Binturongs were the specialty of Dr. Michael Bleyman, Carolina Tiger Rescue's founder, back when the facility was called Carnivore Preservation Trust and focused on breeding wild animals. At one time, the Pittsboro organization had more binturongs than any other facility in the world.
Bobcats are very populated in 48 states as well as parts of Canada and Mexico. Typically, the cats hunt small mammals and rodents. They have naturally short tails and spotted ears.
Collins the bobcat came to Carolina Tiger Rescue from a private owner who had him declawed. He was sent first to Genesis Wildlife Sanctuary in western North Carolina, where they tried to match him with a female bobcat. The two didn't get along, however, and Collins moved to Pittsboro.
Carolina Tiger Rescue recently rescued a new bobcat, Maggie. Keepers aren't sure yet whether Maggie and Collins will get along—since both have been solitary all their lives—but Maggie will start in an enclosure with a shared wall to introduce them.

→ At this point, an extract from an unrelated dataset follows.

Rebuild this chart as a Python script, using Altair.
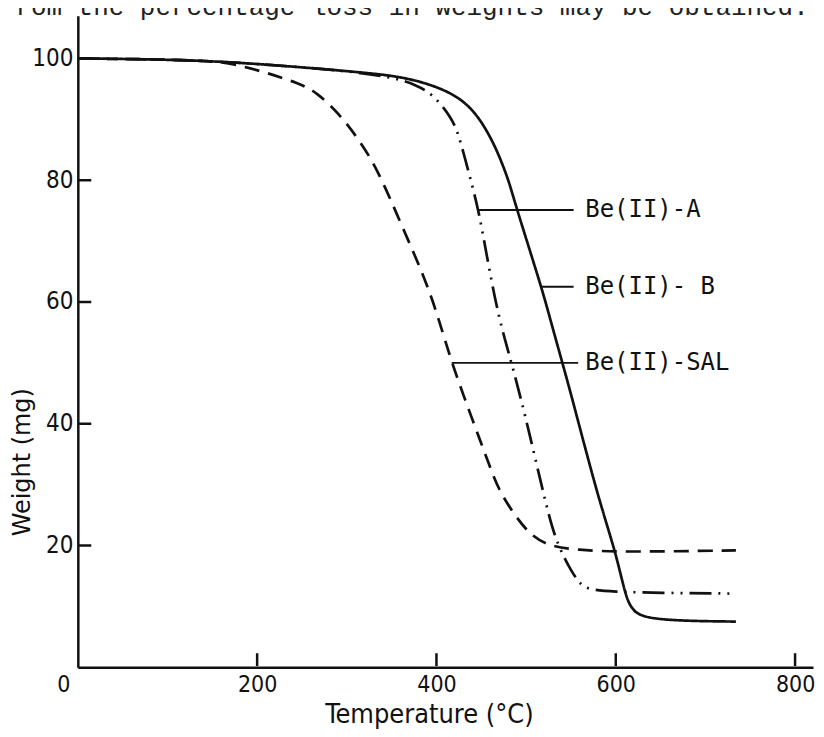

Carolina Tiger Rescue has three lions, two males and one female, all of which came from the Wild Animal Orphanage in Texas after it closed. The two males, Sebastian and Tarzan, don't have manes because they were neutered.
Sebastian came from a private owner in Texas who used him as a prop in his haunted house to scare people. One the owner died, he left Sebastian to his mother, who donated him to the Wild Animal Orphanage.
Sheba, the lone female lion, used to be a beach prop in Cancun as a cub. People would come and take pictures with her on the beach. She was also featured on animal planet and considered Carolina Tiger Rescue's celebrity. She came to Wild Animal Orphanage through organizations in Mexico.
Tarzan had a similar story, coming from a Mexican beach. A hotel used him to attract guests, enticing them to come in and play with their lion cub. When he became too difficult to handle, the hotel put him in a 3-foot-by-6-foot-by-3-foot enclosure in front of the hotel, where a tourist saw him and worked with local organizations to get him sent to the U.S.
Because female lions typically do the hunting and cub-raising in the wild, Sheba is much more active than her male counterparts, who tend to sleep 18 to 20 hours a day.